2 Timothy 2:15 Do your best to present yourself to God as one approved by him, a worker who has no need to be ashamed, rightly explaining the word of truth.
"Rightly explaining the word of truth" asks for something more than familiarity with the text. The word translated rightly explaining means to cut a straight line, the image of a craftsman making a clean, accurate cut rather than a crooked one. The handling of Scripture is a form of workmanship, and it can be done well or badly.
Living in Truth
Ephesians 4:15 But speaking the truth in love, we must grow up in every way into him who is the head, into Christ.
"Speaking the truth in love" holds together two things that are easily separated. Truth without love becomes a weapon. Love without truth becomes flattery. Paul insists they belong together, and he locates the combination not in a communication strategy but in a direction of growth: we speak truth in love as we grow up into Christ, who is himself both truth and love without remainder.
Zechariah 8:16 These are the things that you shall do: Speak the truth to one another, render in your gates judgments that are true and make for peace.
"Speak the truth to one another" is given as a community ethic rather than a personal virtue. The health of the community depends on its members being able to trust what they hear from each other. A community where truth is managed, softened, or withheld for social comfort is a community that has quietly surrendered one of the things that makes genuine life together possible.
1 John 3:18 Little children, let us love, not in word or speech, but in truth and action.
"Love not in word or speech, but in truth and action" moves truth from the realm of assertion into the realm of embodiment. John is not saying that words do not matter. He is saying that the truth of love is proven by what it actually does, not by what it claims about itself. Truth in John's letters is always something that shows up in the concrete textures of daily life.
The Freedom Truth Brings
Romans 1:18 For the wrath of God is revealed from heaven against all ungodliness and wickedness of those who by their wickedness suppress the truth.
"Those who suppress the truth" names the alternative to living in truth as an active rather than passive condition. The suppression of truth is not ignorance; it is effort. Paul's point is that the truth about God is available and that the turn away from it requires something to be pushed down and held there.

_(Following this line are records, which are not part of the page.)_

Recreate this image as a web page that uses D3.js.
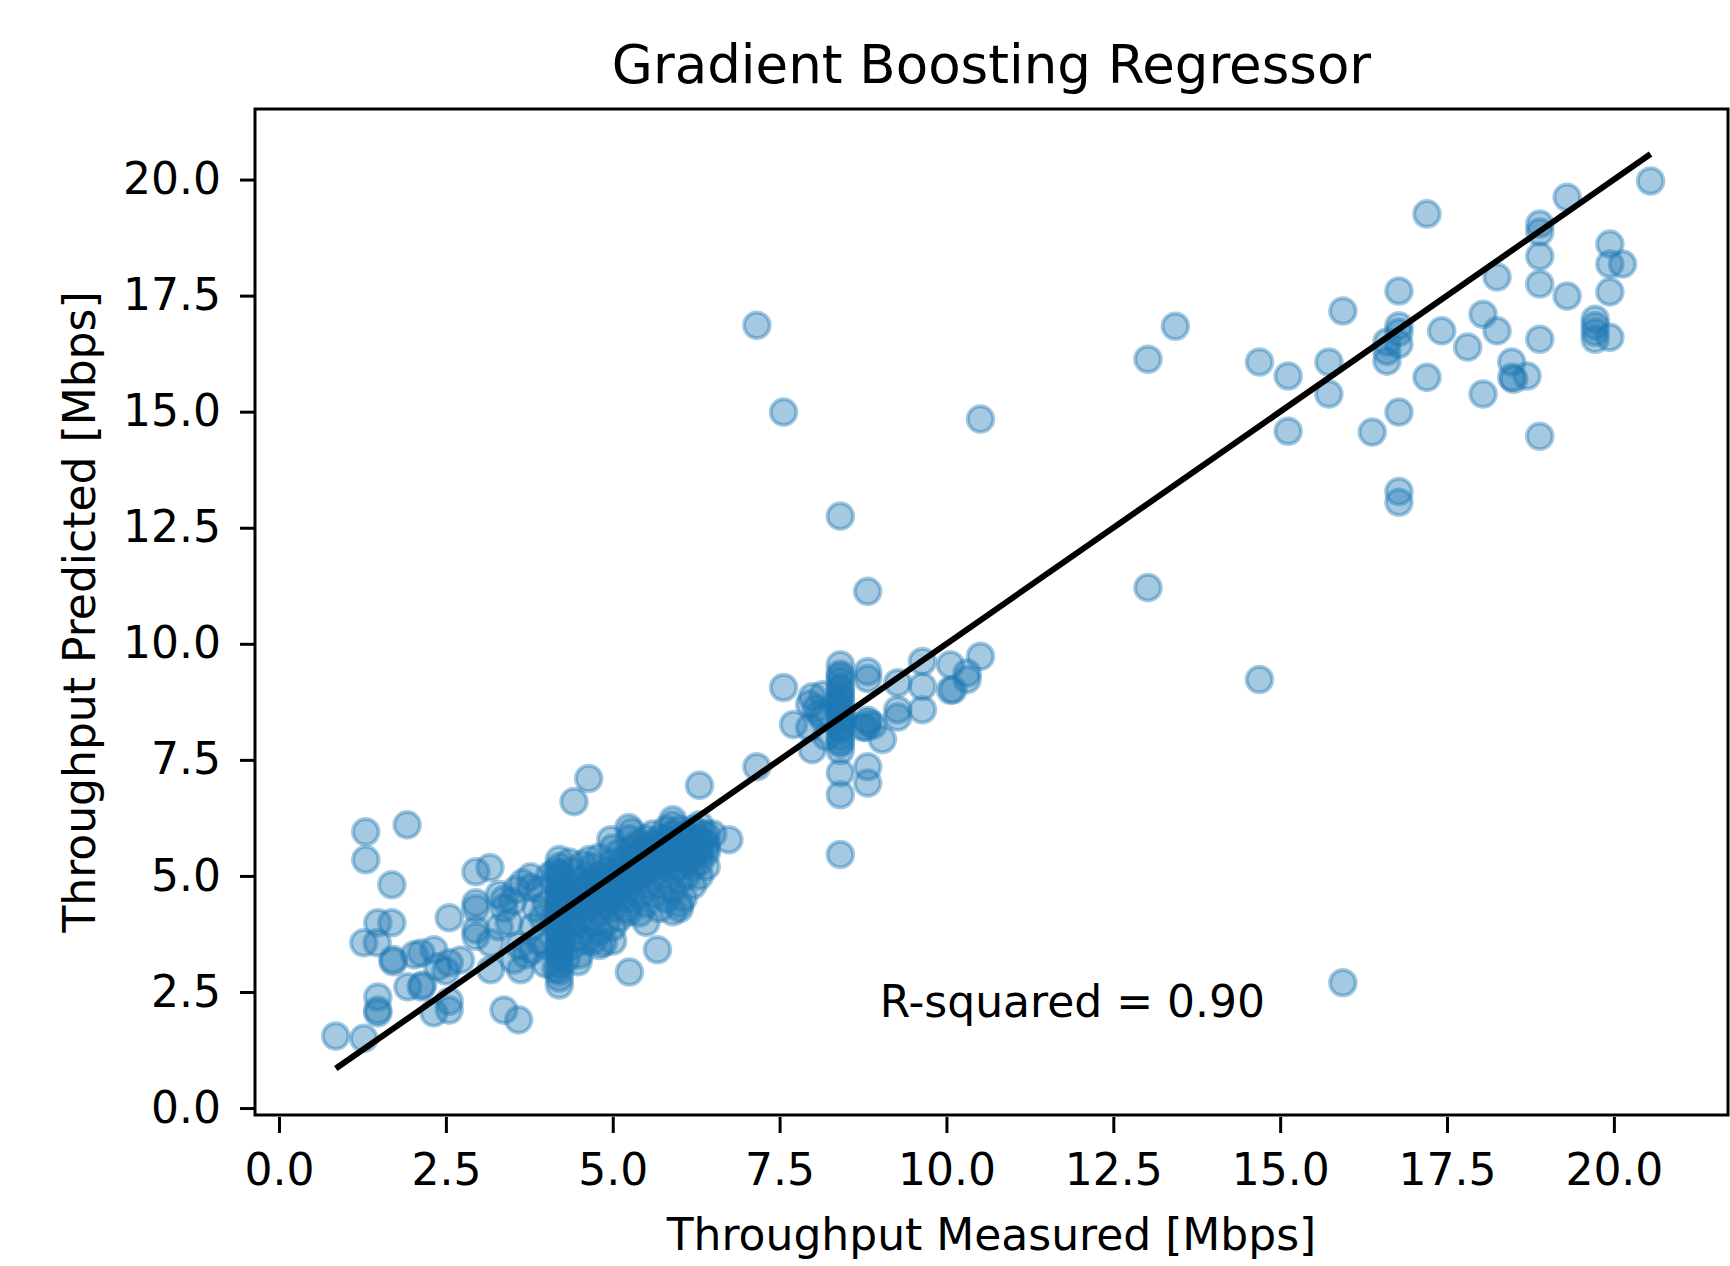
<!DOCTYPE html>
<html>
<head>
<meta charset="utf-8">
<script src="https://cdn.jsdelivr.net/npm/d3@7"></script>
<style>
  body { margin: 0; background: #fff; }
  svg text { font-family: "DejaVu Sans", sans-serif; fill: #000; }
</style>
</head>
<body>
<svg id="chart"></svg>
<script>
// [measured, predicted] pairs
const lowTail = [
  [0.85, 1.55], [1.27, 1.5], [1.3, 5.95], [1.3, 5.35], [1.92, 6.1], [1.69, 4.81], [1.48, 3.99], [1.69, 3.99],
  [1.27, 3.56], [1.47, 3.56], [1.71, 3.15], [1.71, 3.2], [1.48, 2.39], [1.48, 2.11], [1.48, 2.05], [1.93, 2.61],
  [2.03, 3.3], [2.13, 3.34], [2.13, 2.61], [2.15, 2.65], [2.32, 3.41], [2.32, 2.05], [2.55, 2.11], [2.55, 2.3],
  [2.38, 3.04], [2.55, 3.13], [2.72, 3.19], [2.5, 2.95], [2.55, 4.1], [2.95, 5.09], [3.16, 5.18], [2.95, 4.42],
  [2.95, 4.3], [2.95, 3.84], [2.95, 3.7], [3.17, 3.56], [3.17, 2.98], [3.37, 4.49], [3.37, 4.3], [3.55, 4.7],
  [3.77, 4.98], [3.77, 4.75], [3.52, 3.19], [3.62, 2.98], [3.37, 2.11], [3.59, 1.9], [3.3, 4.6], [3.5, 4.45],
  [3.65, 4.85], [3.45, 4.0], [3.3, 3.9], [3.6, 3.5], [3.7, 3.3]
];

const column42 = [
  [4.2, 2.65], [4.2, 2.8], [4.2, 2.95], [4.2, 3.1], [4.2, 3.25], [4.2, 3.4], [4.2, 3.55], [4.2, 3.7],
  [4.2, 3.85], [4.2, 4.0], [4.2, 4.15], [4.2, 4.3], [4.2, 4.45], [4.2, 4.6], [4.2, 4.75], [4.2, 4.9],
  [4.2, 5.05], [4.2, 5.2], [4.2, 5.35], [4.15, 3.0], [4.25, 3.6], [4.15, 4.2], [4.25, 4.8], [4.15, 5.1]
];

const denseBand = [
  [3.8, 3.4], [3.8, 3.9], [3.85, 4.3], [3.9, 3.6], [3.95, 4.1], [3.9, 4.7], [4.0, 3.1], [4.0, 3.5], [4.0, 4.4], [4.05, 5.0],
  [4.4, 3.5], [4.4, 3.9], [4.4, 4.3], [4.4, 4.7], [4.4, 5.1], [4.35, 5.3],
  [4.5, 3.7], [4.5, 4.1], [4.5, 4.5], [4.5, 4.9], [4.55, 5.25],
  [4.6, 3.9], [4.6, 4.3], [4.6, 4.6], [4.6, 5.0], [4.65, 5.35],
  [4.7, 3.6], [4.7, 4.0], [4.7, 4.4], [4.7, 4.8], [4.7, 5.2],
  [4.8, 3.8], [4.8, 4.2], [4.8, 4.6], [4.8, 5.0], [4.8, 5.4],
  [4.9, 4.0], [4.9, 4.4], [4.9, 4.7], [4.9, 5.1],
  [5.0, 3.9], [5.0, 4.3], [5.0, 4.6], [5.0, 4.9], [5.0, 5.3], [5.0, 5.6],
  [5.1, 4.1], [5.1, 4.5], [5.1, 4.8], [5.1, 5.2], [5.1, 5.5],
  [5.2, 4.3], [5.2, 4.7], [5.2, 5.0], [5.2, 5.4], [5.25, 5.8],
  [5.3, 4.5], [5.3, 4.9], [5.3, 5.2], [5.3, 5.6], [5.28, 5.95],
  [5.4, 4.2], [5.4, 4.6], [5.4, 5.0], [5.4, 5.3], [5.4, 5.7],
  [5.5, 4.4], [5.5, 4.8], [5.5, 5.1], [5.5, 5.5], [5.5, 5.8],
  [5.6, 4.6], [5.6, 5.0], [5.6, 5.3], [5.6, 5.6], [5.6, 5.9],
  [5.7, 4.3], [5.7, 4.8], [5.7, 5.2], [5.7, 5.5], [5.7, 5.8],
  [5.8, 4.5], [5.8, 4.9], [5.8, 5.3], [5.8, 5.6], [5.8, 6.0],
  [5.9, 4.7], [5.9, 5.1], [5.9, 5.4], [5.9, 5.7], [5.9, 6.1],
  [6.0, 4.4], [6.0, 4.9], [6.0, 5.2], [6.0, 5.5], [6.0, 5.8], [6.0, 6.0],
  [6.1, 5.0], [6.1, 5.3], [6.1, 5.6], [6.1, 5.9],
  [6.2, 4.8], [6.2, 5.2], [6.2, 5.5], [6.2, 5.7], [6.2, 6.0],
  [6.3, 5.0], [6.3, 5.3], [6.3, 5.6], [6.3, 5.8], [6.3, 6.1],
  [6.4, 5.2], [6.4, 5.5], [6.4, 5.7], [6.4, 5.9]
];

// the darkest part of the band, where many points sit on top of each other
const denseCore = [
  [4.2, 3.5], [4.2, 3.8], [4.2, 4.1], [4.2, 4.4], [4.2, 4.7], [4.2, 5.0], [4.2, 3.3], [4.2, 4.0], [4.2, 4.6],
  [4.3, 3.9], [4.3, 4.3], [4.3, 4.6], [4.4, 4.0], [4.4, 4.5], [4.5, 4.3], [4.5, 4.7], [4.6, 4.4], [4.6, 4.8],
  [4.7, 4.5], [4.7, 4.9], [4.8, 4.4], [4.8, 4.8], [4.9, 4.5], [4.9, 4.9], [5.0, 4.5], [5.0, 5.0], [5.1, 4.7],
  [5.1, 5.0], [5.2, 4.8], [5.2, 5.2], [5.3, 5.0], [5.3, 5.4], [5.4, 5.1], [5.4, 5.5], [5.5, 5.2], [5.5, 5.6],
  [5.6, 5.2], [5.6, 5.7], [5.7, 5.4], [5.7, 5.7], [5.8, 5.4], [5.8, 5.8], [5.9, 5.5], [5.9, 5.9], [6.0, 5.4],
  [6.0, 5.7], [6.1, 5.5], [6.1, 5.8], [6.2, 5.4], [6.2, 5.8], [6.3, 5.5], [6.3, 5.7], [6.35, 5.9], [6.4, 5.6]
];

const bandEdges = [
  [4.42, 6.6], [4.64, 7.1], [6.3, 6.95], [6.74, 5.78], [6.5, 5.9], [5.67, 3.41], [5.25, 2.93],
  [4.6, 3.6], [5.0, 3.6], [5.5, 4.0], [6.0, 4.3], [4.3, 3.2], [4.5, 3.3], [4.8, 3.5],
  [4.86, 3.56], [4.48, 3.15], [5.24, 4.23], [5.9, 4.23], [6.06, 4.53],
  [5.24, 6.04], [5.9, 6.21], [4.97, 5.78]
];

const midCluster = [
  [7.56, 9.06], [7.16, 7.35], [7.71, 8.26], [7.99, 8.86], [7.95, 8.7], [7.99, 7.72], [7.95, 8.2], [8.1, 8.5],
  [8.2, 8.0], [8.15, 8.9],
  [8.41, 9.55], [8.41, 9.35], [8.41, 9.2], [8.41, 9.05], [8.41, 8.9], [8.41, 8.75], [8.41, 8.6], [8.41, 8.45],
  [8.41, 8.3], [8.41, 8.15], [8.41, 8.0], [8.41, 7.85], [8.41, 7.7], [8.41, 7.22], [8.41, 6.75], [8.41, 5.46],
  [8.82, 9.4], [8.82, 9.25], [8.82, 8.3], [8.75, 8.2], [8.9, 8.25], [8.82, 7.35], [8.82, 7.0], [9.04, 7.94],
  [9.27, 9.16], [9.27, 8.58], [9.27, 8.42], [9.64, 9.62], [9.64, 9.08], [9.64, 8.58], [10.06, 9.55], [10.1, 9.01],
  [10.06, 9.0], [10.31, 9.23], [10.31, 9.37], [10.51, 9.73],
  [8.41, 9.0], [8.41, 8.8], [8.41, 8.5], [8.41, 8.2], [8.41, 7.9], [8.35, 8.7], [8.45, 8.4], [8.41, 9.3],
  [8.05, 8.6], [8.15, 8.4], [8.82, 8.35], [8.8, 8.2]
];

const outliers = [
  [7.16, 16.86], [7.56, 14.99], [10.51, 14.84], [8.41, 12.75], [8.82, 11.13], [13.02, 11.21], [14.69, 9.23], [15.94, 2.7]
];

const highCluster = [
  [13.43, 16.84], [13.02, 16.13], [14.69, 16.07], [15.12, 15.77], [15.94, 17.17], [15.73, 16.07], [15.73, 15.38],
  [15.12, 14.58], [16.78, 17.6], [16.78, 16.71], [16.78, 16.85], [16.6, 16.5], [16.6, 16.09], [16.78, 16.45],
  [16.6, 16.3], [16.78, 14.99], [16.38, 14.56], [16.78, 13.28], [16.78, 13.05], [17.2, 19.26], [17.2, 15.74],
  [17.42, 16.74], [17.81, 16.39], [18.04, 17.1], [18.25, 16.74], [18.25, 17.9], [18.04, 15.38], [18.47, 16.07],
  [18.47, 15.74], [18.5, 15.7], [18.7, 15.77], [18.89, 19.04], [18.89, 18.87], [18.89, 18.35], [18.89, 17.75],
  [18.89, 16.56], [18.89, 14.47], [19.3, 19.62], [19.3, 17.49], [19.72, 16.99], [19.72, 16.85], [19.72, 16.71],
  [19.72, 16.56], [19.94, 18.61], [19.94, 18.18], [20.13, 18.18], [19.94, 17.58], [19.94, 16.6], [20.55, 19.97]
];

const xTicks = [0, 2.5, 5, 7.5, 10, 12.5, 15, 17.5, 20];
const yTicks = [0, 2.5, 5, 7.5, 10, 12.5, 15, 17.5, 20];
const titleText = "Gradient Boosting Regressor";
const xLabelText = "Throughput Measured [Mbps]";
const yLabelText = "Throughput Predicted [Mbps]";
const scoreText = "R-squared = 0.90";

const points = [].concat(lowTail, column42, denseBand, denseCore, bandEdges, midCluster, outliers, highCluster);
const measured = points.map(d => d[0]);

const size = { width: 1730, height: 1266 };
const frame = { left: 255, right: 1728, top: 109, bottom: 1115 };
const blue = "#1f77b4";

const svg = d3.select("#chart")
  .attr("width", size.width)
  .attr("height", size.height);

const x = d3.scaleLinear().domain([-0.36, 21.71]).range([frame.left, frame.right]);
const y = d3.scaleLinear().domain([-0.15, 21.52]).range([frame.bottom, frame.top]);
const fmt = d3.format(".1f");

// scatter
svg.append("g")
  .selectAll("circle")
  .data(points)
  .join("circle")
  .attr("cx", d => x(d[0]))
  .attr("cy", d => y(d[1]))
  .attr("r", 12.8)
  .attr("fill", blue)
  .attr("fill-opacity", 0.4)
  .attr("stroke", blue)
  .attr("stroke-opacity", 0.4)
  .attr("stroke-width", 4);

// identity line over the measured range
const [mn, mx] = d3.extent(measured);
svg.append("path")
  .datum([[mn, mn], [mx, mx]])
  .attr("d", d3.line().x(d => x(d[0])).y(d => y(d[1])))
  .attr("fill", "none")
  .attr("stroke", "#000")
  .attr("stroke-width", 6);

// frame
svg.append("rect")
  .attr("x", frame.left)
  .attr("y", frame.top)
  .attr("width", frame.right - frame.left)
  .attr("height", frame.bottom - frame.top)
  .attr("fill", "none")
  .attr("stroke", "#000")
  .attr("stroke-width", 3);

// axes
const yAxis = svg.append("g")
  .attr("transform", `translate(${frame.left},0)`)
  .call(d3.axisLeft(y).tickValues(yTicks).tickFormat(fmt).tickSizeInner(15).tickSizeOuter(0).tickPadding(19));

const xAxis = svg.append("g")
  .attr("transform", `translate(0,${frame.bottom + 2})`)
  .call(d3.axisBottom(x).tickValues(xTicks).tickFormat(fmt).tickSizeInner(16).tickSizeOuter(0).tickPadding(21));

[xAxis, yAxis].forEach(g => {
  g.attr("font-family", null).attr("font-size", null);
  g.select(".domain").remove();
  g.selectAll(".tick line").attr("stroke", "#000").attr("stroke-width", 3);
  g.selectAll(".tick text").attr("font-size", 44).attr("fill", "#000");
});

// texts
svg.append("text")
  .attr("x", (frame.left + frame.right) / 2)
  .attr("y", 83)
  .attr("text-anchor", "middle")
  .attr("font-size", 53)
  .text(titleText);

svg.append("text")
  .attr("x", (frame.left + frame.right) / 2)
  .attr("y", 1250)
  .attr("text-anchor", "middle")
  .attr("font-size", 44)
  .text(xLabelText);

svg.append("text")
  .attr("transform", `translate(95,${(frame.top + frame.bottom) / 2}) rotate(-90)`)
  .attr("text-anchor", "middle")
  .attr("font-size", 44)
  .text(yLabelText);

svg.append("text")
  .attr("x", x(9))
  .attr("y", y(1.97))
  .attr("font-size", 44)
  .text(scoreText);
</script>
</body>
</html>
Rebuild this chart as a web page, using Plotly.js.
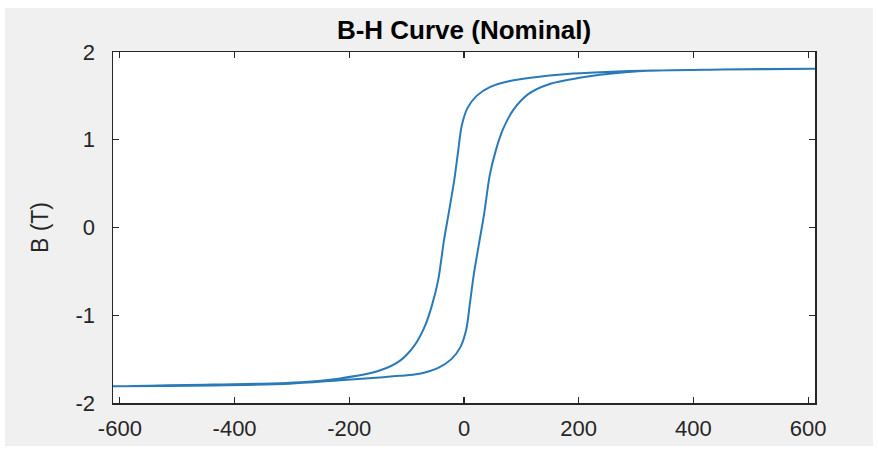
<!DOCTYPE html>
<html>
<head>
<meta charset="utf-8">
<script src="https://cdn.plot.ly/plotly-3.0.1.min.js"></script>
<style>
  html, body { margin: 0; padding: 0; background: #ffffff; width: 878px; height: 451px; overflow: hidden; }
  #chart { position: absolute; left: 5px; top: 8px; width: 868px; height: 438px; }
</style>
</head>
<body>
<div id="chart"></div>
<script>
// Descending branch (from positive saturation down to negative saturation)
const H_desc = [612, 450, 330, 237, 180, 120, 80, 45, 22, 6, -4, -10, -17, -26, -35, -45, -56, -68, -86, -112, -147, -216, -304, -438, -612];
const B_desc = [1.81, 1.80, 1.79, 1.77, 1.75, 1.71, 1.67, 1.60, 1.50, 1.36, 1.16, 0.88, 0.54, 0.19, -0.15, -0.60, -0.89, -1.12, -1.34, -1.52, -1.63, -1.72, -1.77, -1.79, -1.81];
// Ascending branch (from negative saturation up to positive saturation)
const H_asc = [-612, -438, -304, -216, -147, -112, -80, -45, -22, -6, 4, 10, 17, 26, 35, 45, 56, 68, 86, 112, 147, 216, 304, 450, 612];
const B_asc = [-1.81, -1.80, -1.78, -1.74, -1.71, -1.69, -1.67, -1.60, -1.50, -1.36, -1.16, -0.88, -0.54, -0.19, 0.15, 0.60, 0.89, 1.12, 1.34, 1.52, 1.63, 1.72, 1.78, 1.80, 1.81];

const xTicks = [-600, -400, -200, 0, 200, 400, 600];
const yTicks = [-2, -1, 0, 1, 2];

const chartTitle = 'B-H Curve (Nominal)';
const yLabel = 'B (T)';

const textColor = '#262626';
const fontFam = '"Liberation Sans", Arial, sans-serif';

const trace = {
  x: H_desc.concat(H_asc.slice(1)),
  y: B_desc.concat(B_asc.slice(1)),
  type: 'scatter',
  mode: 'lines',
  line: { color: '#2a7ab8', width: 2, shape: 'spline', smoothing: 0.8 },
  hoverinfo: 'x+y',
  showlegend: false
};

const axisCommon = {
  showgrid: false,
  zeroline: false,
  showline: true,
  linecolor: '#262626',
  linewidth: 1.5,
  mirror: 'ticks',
  ticks: 'inside',
  ticklen: 6,
  tickwidth: 1.2,
  tickcolor: '#262626',
  tickfont: { family: fontFam, size: 22, color: textColor }
};

const layout = {
  width: 868,
  height: 438,
  paper_bgcolor: '#f0f0f0',
  plot_bgcolor: '#ffffff',
  margin: { l: 108, r: 58, t: 44, b: 43 },
  title: {
    text: '<b>' + chartTitle + '</b>',
    font: { family: fontFam, size: 26, color: '#000000' },
    x: 0.5 + (108 - 58) / 2 / 868,
    xanchor: 'center',
    y: 1 - 22 / 438,
    yanchor: 'middle',
    yref: 'container'
  },
  xaxis: Object.assign({}, axisCommon, {
    range: [-612, 612],
    tickvals: xTicks,
    ticktext: xTicks.map(String),
    ticklabelstandoff: 5
  }),
  yaxis: Object.assign({}, axisCommon, {
    range: [-2, 2],
    tickvals: yTicks,
    ticktext: yTicks.map(String),
    ticklabelstandoff: 12,
    title: { text: yLabel, font: { family: fontFam, size: 23, color: textColor }, standoff: 20 }
  })
};

Plotly.newPlot('chart', [trace], layout, { displayModeBar: false, staticPlot: true });
</script>
</body>
</html>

The wrath that follows is not an arbitrary punishment but the consequence of a sustained refusal.
Psalm 51:6 You desire truth in the inward being; therefore teach me wisdom in my secret heart.
"You desire truth in the inward being" locates the place where truth matters most not in public confession or correct doctrine but in the interior life, the place no one else sees. God is not satisfied with outward conformity to truth if what lies beneath it is self-deception. The secret heart is the place David is asking to be reached.
A Simple Way to Pray
Lord, you are the God of truth, and I want to be a person who lives in truth rather than merely affirming it. Reach the inward parts that I have protected from honest examination. Teach me to speak truth to the people around me in a way that is inseparable from love for them. Guard me from the comfortable half-truths and the managed silences that slowly erode the integrity of my life. Let the truth that sets people free do its work in me first, so that I can offer it to others from a place of genuine experience rather than theory. Amen.
Frequently Asked Questions
What does Jesus mean when he says the truth will make you free? The freedom Jesus promises in John 8:32 is not primarily intellectual liberation. The context is slavery to sin, which he addresses in the verses that follow. The truth that makes free is not correct information about the world but the living encounter with Jesus himself, in whose word believers remain and through whom genuine freedom from sin's binding power becomes possible.
How does the Holy Spirit relate to truth? Jesus calls the Spirit the Spirit of truth in John 14, 15, and 16. The Spirit's work in relation to truth is threefold: he guides believers into all truth (John 16:13), he testifies to Jesus who is truth (John 15:26), and he convicts the world concerning truth's opposite, sin (John 16:8). Every genuine understanding of spiritual truth is, in the biblical account, the work of the Spirit.
Is all truth God's truth? Many theologians have argued yes, that because God is the source of all reality, every genuine truth, whether discovered in Scripture, in science, or in human experience, belongs ultimately to him. Augustine's famous line captures the idea: our heart is restless until it rests in thee. The question is not whether truth discovered outside Scripture belongs to God but whether it is being rightly interpreted and rightly used.
What does the Bible say about self-deception? Jeremiah 17:9 describes the human heart as deceitful above all things, which means the capacity for self-deception runs deep. James 1:22 warns against hearing the word and deceiving oneself by not doing it. First John 1:8 addresses those who claim to be without sin: if we say we have no sin, we deceive ourselves, and the truth is not in us. The consistent biblical antidote is honest examination before God, as in Psalm 139:23-24.
How should Christians respond when truth is unwelcome? Jeremiah, Amos, and John the Baptist are all biblical examples of truth-tellers who were unwelcome. The pattern in each case is the same: the truth is spoken clearly and without revision, and the cost is accepted rather than avoided. Ephesians 4:15 remains the governing instruction: truth is spoken in love, which means it is spoken for the good of the one who needs to hear it rather than for the satisfaction of the one delivering it.